Last but not least was the Human Traffic experience – Sunday Lunch with the parents after a heavy night out – albeit I had had not gone clubbing or done any ecstasy.

The location was The Three Stags close to Lambeth – a small diamond of a boozer in a suitably rough location.

It wasn’t easy to find somewhere unpretentious to book in advance on Mother’s Day – many places we tried were fully booked. If only there was a roast dinner blogger in London. Maybe there will be one day, maybe there will. I’ve only been threatening to move there for 12 years now.

For £21.00 I had the roast lamb (I’ll also need a significant pay rise if I’m to review roast dinners in London!). It was well presented – sadly with too slightly crunchy vegetables, anaemic white roast potatoes (though actually roasted), a large yet slightly dry and rubbery Yorkie (a bit like the insides of my mouth), along with a slightly odd tasting gravy.

Of which, of course there was not enough.

On the bright side, the portions were plentiful, the cauliflower cheese very good, as was the meat – both the lamb and the beef were very nice – particularly the peppered beef – another ordering misteak from me as I clearly should have had the beef.

A 6.2 out of 10.

And then it was time for a walk in the hail to go catch a train to bed.

Hopefully you made it through my first and probably only episode of RDAR On Tour.
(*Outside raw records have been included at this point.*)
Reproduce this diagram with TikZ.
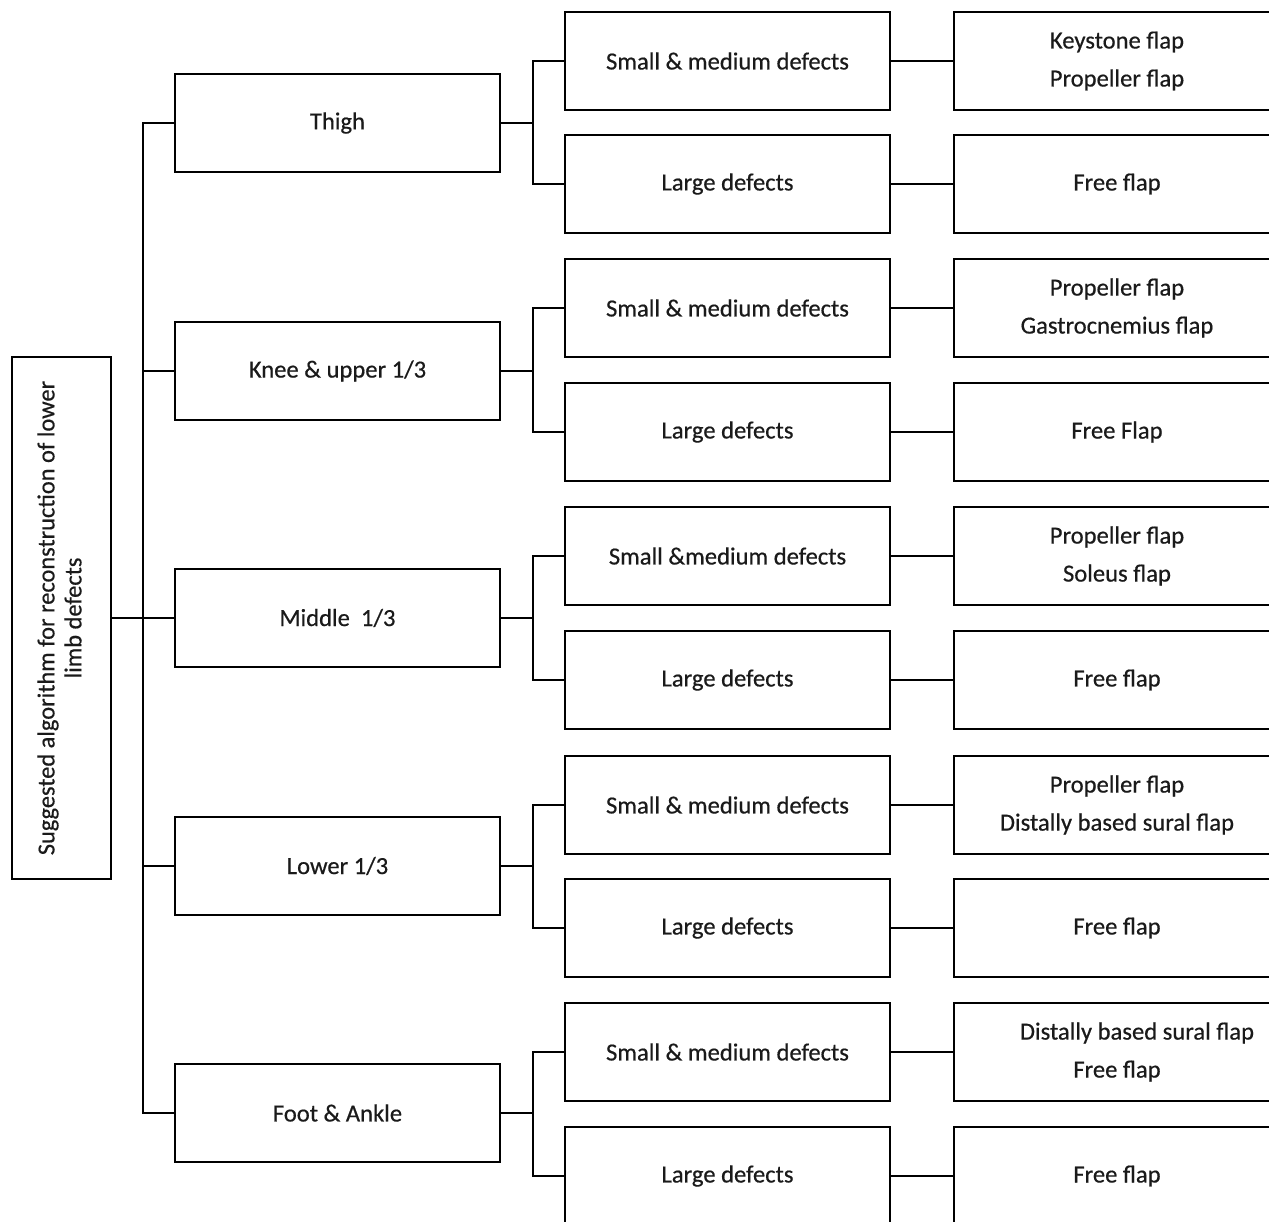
\documentclass[tikz,border=0pt]{standalone}
\usepackage{fontspec}
\setmainfont{Carlito}[FakeBold=0.5]
\usetikzlibrary{calc}
\definecolor{ink}{HTML}{1A1A1A}
\begin{document}
\begin{tikzpicture}[x=1bp,y=-1bp,
  box/.style={draw=black,line width=2bp,fill=white,text=ink,align=center,inner sep=0pt,
    font=\fontsize{24.6bp}{38bp}\selectfont},
  lvlbox/.style={box,minimum width=325bp,minimum height=98bp},
  flapbox/.style={box,minimum width=326bp,minimum height=98bp},
  rootbox/.style={box,minimum width=99bp,minimum height=522bp},
  conn/.style={line width=2bp,draw=black}]
\useasboundingbox (0,0) rectangle (1269,1222);
\clip (0,0) rectangle (1269,1222);
\fill[white] (0,0) rectangle (1269,1222);

\node[rootbox] (root) at (61.5,618) {};
\node[rotate=90,text=ink,align=center,font=\fontsize{24.4bp}{27bp}\selectfont] (roottext) at ($(root.center)+(-2,0)$)
  {Suggested algorithm for reconstruction of lower\\limb defects};

\node[lvlbox] (l1) at (337.5,123) {Thigh};
\node[lvlbox] (l2) at (337.5,371) {Knee \& upper 1/3};
\node[lvlbox] (l3) at (337.5,618) {Middle\ \ 1/3};
\node[lvlbox] (l4) at (337.5,866) {Lower 1/3};
\node[lvlbox] (l5) at (337.5,1113) {Foot \& Ankle};

\node[lvlbox] (s1) at (727.5,61) {Small \& medium defects};
\node[lvlbox] (g1) at (727.5,184) {Large defects};
\node[lvlbox] (s2) at (727.5,308) {Small \& medium defects};
\node[lvlbox] (g2) at (727.5,432) {Large defects};
\node[lvlbox] (s3) at (727.5,556) {Small \&medium defects};
\node[lvlbox] (g3) at (727.5,680) {Large defects};
\node[lvlbox] (s4) at (727.5,805) {Small \& medium defects};
\node[lvlbox] (g4) at (727.5,928) {Large defects};
\node[lvlbox] (s5) at (727.5,1052) {Small \& medium defects};
\node[lvlbox] (g5) at (727.5,1176) {Large defects};

\node[flapbox] (fs1) at (1117,61) {Keystone flap\\Propeller flap};
\node[flapbox] (fg1) at (1117,184) {Free flap};
\node[flapbox] (fs2) at (1117,308) {Propeller flap\\Gastrocnemius flap};
\node[flapbox] (fg2) at (1117,432) {Free Flap};
\node[flapbox] (fs3) at (1117,556) {Propeller flap\\Soleus flap};
\node[flapbox] (fg3) at (1117,680) {Free flap};
\node[flapbox] (fs4) at (1117,805) {Propeller flap\\Distally based sural flap};
\node[flapbox] (fg4) at (1117,928) {Free flap};
\node[flapbox] (fs5) at (1117,1052) {\hspace*{40bp}Distally based sural flap\\Free flap};
\node[flapbox] (fg5) at (1117,1176) {Free flap};

\coordinate (trunk) at (143,618);
\draw[conn] (root.east) -- (trunk);
\foreach \i in {1,...,5} {
  \draw[conn] (trunk) |- (l\i.west);
  \coordinate (b\i) at ($(l\i.east)+(32,0)$);
  \draw[conn] (l\i.east) -- (b\i);
  \draw[conn] (b\i) |- (s\i.west);
  \draw[conn] (b\i) |- (g\i.west);
  \draw[conn] (s\i.east) -- (fs\i.west);
  \draw[conn] (g\i.east) -- (fg\i.west);
}
\end{tikzpicture}
\end{document}
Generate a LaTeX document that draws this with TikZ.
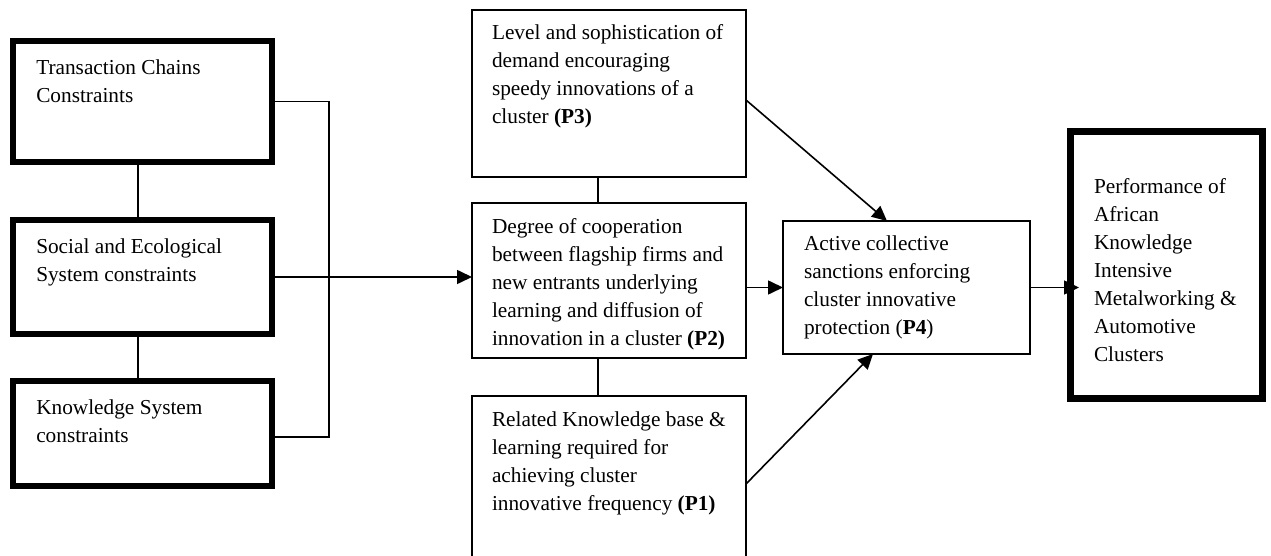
\documentclass[tikz,border=0pt]{standalone}
\usepackage{fontspec}
\setmainfont{Liberation Serif}
\usetikzlibrary{arrows.meta,calc}
\begin{document}
\begin{tikzpicture}[x=1pt,y=-1pt,
 thickbox/.style={draw, line width=6pt, inner sep=0pt, outer sep=0pt, anchor=north west},
 thinbox/.style={draw, line width=1.6pt, inner sep=0pt, outer sep=0pt, anchor=north west},
 txt/.style={font=\fontsize{21.3}{28}\selectfont, align=left, inner sep=0pt, outer sep=0pt, anchor=north west},
 conn/.style={line width=1.6pt},
 arr/.style={line width=1.6pt, -{Triangle[length=15pt,width=14pt]}}]
\useasboundingbox (0,0) rectangle (1271,556);
\clip (0,0) rectangle (1271,556);
% left thick boxes
\node[thickbox, minimum width=258.5pt, minimum height=120.5pt] (b1) at (13.25,41.25) {};
\node[thickbox, minimum width=258.5pt, minimum height=113.5pt] (b2) at (13.25,220.25) {};
\node[thickbox, minimum width=258.5pt, minimum height=104.5pt] (b3) at (13.25,381.25) {};
\node[txt] (t1) at ($(b1.north west)+(23,13.5)$) {\strut Transaction Chains\\Constraints};
\node[txt] (t2) at ($(b2.north west)+(23,13.5)$) {\strut Social and Ecological\\System constraints};
\node[txt] (t3) at ($(b3.north west)+(23,13.5)$) {\strut Knowledge System\\constraints};
% middle boxes
\node[thinbox, minimum width=274pt, minimum height=167pt] (p3) at (472,10) {};
\node[thinbox, minimum width=274pt, minimum height=155pt] (p2) at (472,203) {};
\node[thinbox, minimum width=274pt, minimum height=180pt] (p1) at (472,396) {};
\node[txt] (t4) at ($(p3.north west)+(20,10.4)$) {\strut Level and sophistication of\\demand encouraging\\speedy innovations of a\\cluster \textbf{(P3)}};
\node[txt] (t5) at ($(p2.north west)+(20,10.4)$) {\strut Degree of cooperation\\between flagship firms and\\new entrants underlying\\learning and diffusion of\\innovation in a cluster \textbf{(P2)}};
\node[txt] (t6) at ($(p1.north west)+(20,10.4)$) {\strut Related Knowledge base \&\\learning required for\\achieving cluster\\innovative frequency \textbf{(P1)}};
% P4 box
\node[thinbox, minimum width=247pt, minimum height=133pt] (p4) at (783,221) {};
\node[txt] (t7) at ($(p4.north west)+(21,10)$) {\strut Active collective\\sanctions enforcing\\cluster innovative\\protection (\textbf{P4})};
% right box
\node[thickbox, line width=6.5pt, minimum width=192pt, minimum height=267pt] (r) at (1070.5,131.5) {};
\node[txt] (t8) at ($(r.north west)+(23.5,42)$) {\strut Performance of\\African\\Knowledge\\Intensive\\Metalworking \&\\Automotive\\Clusters};
% connectors
\draw[conn] ([xshift=-4.5pt]b1.south) -- ([xshift=-4.5pt]b2.north);
\draw[conn] ([xshift=-4.5pt]b2.south) -- ([xshift=-4.5pt]b3.north);
\coordinate (brk) at (329,277);
\draw[conn] (b1.east) -| (brk) |- ([yshift=-3.5pt]b3.east);
\draw[arr] (b2.east) -- (b2.east -| p2.west);
\draw[conn] ([xshift=-11pt]p3.south) -- ([xshift=-11pt]p2.north);
\draw[conn] ([xshift=-11pt]p2.south) -- ([xshift=-11pt]p1.north);
\draw[arr] (p2.east |- p4.west) -- (p4.west);
\draw[arr] ($(p3.north east)+(0,90)$) -- ($(p4.north west)+(104,0)$);
\draw[arr] ($(p1.north east)+(0,88)$) -- ($(p4.south west)+(90,0)$);
\draw[arr, shorten >=-8.5pt] (p4.east) -- (p4.east -| r.west);
\end{tikzpicture}
\end{document}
Next weekend I am back on duty and going to lunch with two boner fide hotties – no I’m not getting a threesome before you ask – two very good friends. And hopefully if Reading’s number one weather forecaster is right, we might even get sat outside in some pleasant sunshine for the first time this year.

More importantly, Edible Reading is back too – with a review of Cosmo. I have a sneaky suspicion that he won’t find it quite as abominable as she is expecting. I haven’t been invited to join he/she for what is the local culinary occasion of 2016.

I should finish by clarifying that I have not been sacked. Yet.